**** DATA SHOWN

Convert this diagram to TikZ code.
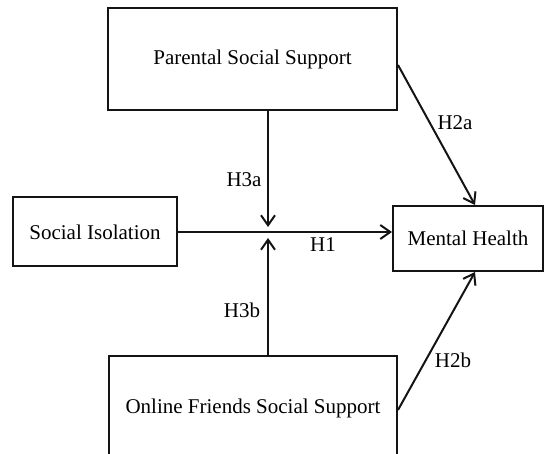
\documentclass[tikz,border=0pt]{standalone}
\usepackage{fontspec}
\setmainfont{Liberation Serif}
\usepackage{tikz}
\usetikzlibrary{positioning,arrows.meta,calc}
\definecolor{LineBlack}{RGB}{20,20,20}

\begin{document}
\begin{tikzpicture}[
    x=1pt, y=-1pt,
    block/.style={rectangle, draw=LineBlack, line width=2pt, fill=white,
        inner sep=0pt, font=\fontsize{21}{25}\selectfont, text=black},
    link/.style={line width=2pt, draw=LineBlack},
    hyp/.style={font=\fontsize{21}{25}\selectfont, inner sep=0pt, text=black},
]
\useasboundingbox (0,0) rectangle (544,454);

\node[block, minimum width=289pt, minimum height=102pt] (pss) at (252.5,59) {Parental Social Support};
\node[block, minimum width=164pt, minimum height=69pt] (si) at (95,232) {Social Isolation};
\node[block, minimum width=150pt, minimum height=65pt] (mh) at (468,238.5) {Mental Health};
\node[block, minimum width=288pt, minimum height=104pt] (ofss) at (253,408) {Online Friends Social Support};

\coordinate (jtop) at (268,227);
\coordinate (jbot) at (268,238);

\draw[link, -{Straight Barb[length=10pt, width=14pt]}] (si.east) -- (si.east -| mh.west);
\draw[link, -{Straight Barb[length=10pt, width=14pt]}] (pss.south -| jtop) -- (jtop);
\draw[link, -{Straight Barb[length=10pt, width=14pt]}] (ofss.north -| jbot) -- (jbot);
\draw[link, -{Straight Barb[length=10pt, width=14pt]}] ([yshift=-6pt]pss.east) -- ([xshift=7pt]mh.north);
\draw[link, -{Straight Barb[length=10pt, width=14pt]}] ([yshift=-2pt]ofss.east) -- ([xshift=7pt]mh.south);

\node[hyp] (h1) at (323,245) {H1};
\node[hyp] (h2a) at (455,123) {H2a};
\node[hyp] (h2b) at (453,360) {H2b};
\node[hyp] (h3a) at (244,180) {H3a};
\node[hyp] (h3b) at (242,310) {H3b};
\end{tikzpicture}
\end{document}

********

Give back every line exactly as it stands, pictures excluded.

ANSWER TO THE TASK |
Convert this diagram to TikZ code.
\documentclass[tikz,border=0pt]{standalone}
\usepackage{fontspec}
\setmainfont{Liberation Serif}
\usepackage{tikz}
\usetikzlibrary{positioning,arrows.meta,calc}
\definecolor{LineBlack}{RGB}{20,20,20}

\begin{document}
\begin{tikzpicture}[
    x=1pt, y=-1pt,
    block/.style={rectangle, draw=LineBlack, line width=2pt, fill=white,
        inner sep=0pt, font=\fontsize{21}{25}\selectfont, text=black},
    link/.style={line width=2pt, draw=LineBlack},
    hyp/.style={font=\fontsize{21}{25}\selectfont, inner sep=0pt, text=black},
]
\useasboundingbox (0,0) rectangle (544,454);

\node[block, minimum width=289pt, minimum height=102pt] (pss) at (252.5,59) {Parental Social Support};
\node[block, minimum width=164pt, minimum height=69pt] (si) at (95,232) {Social Isolation};
\node[block, minimum width=150pt, minimum height=65pt] (mh) at (468,238.5) {Mental Health};
\node[block, minimum width=288pt, minimum height=104pt] (ofss) at (253,408) {Online Friends Social Support};

\coordinate (jtop) at (268,227);
\coordinate (jbot) at (268,238);

\draw[link, -{Straight Barb[length=10pt, width=14pt]}] (si.east) -- (si.east -| mh.west);
\draw[link, -{Straight Barb[length=10pt, width=14pt]}] (pss.south -| jtop) -- (jtop);
\draw[link, -{Straight Barb[length=10pt, width=14pt]}] (ofss.north -| jbot) -- (jbot);
\draw[link, -{Straight Barb[length=10pt, width=14pt]}] ([yshift=-6pt]pss.east) -- ([xshift=7pt]mh.north);
\draw[link, -{Straight Barb[length=10pt, width=14pt]}] ([yshift=-2pt]ofss.east) -- ([xshift=7pt]mh.south);

\node[hyp] (h1) at (323,245) {H1};
\node[hyp] (h2a) at (455,123) {H2a};
\node[hyp] (h2b) at (453,360) {H2b};
\node[hyp] (h3a) at (244,180) {H3a};
\node[hyp] (h3b) at (242,310) {H3b};
\end{tikzpicture}
\end{document}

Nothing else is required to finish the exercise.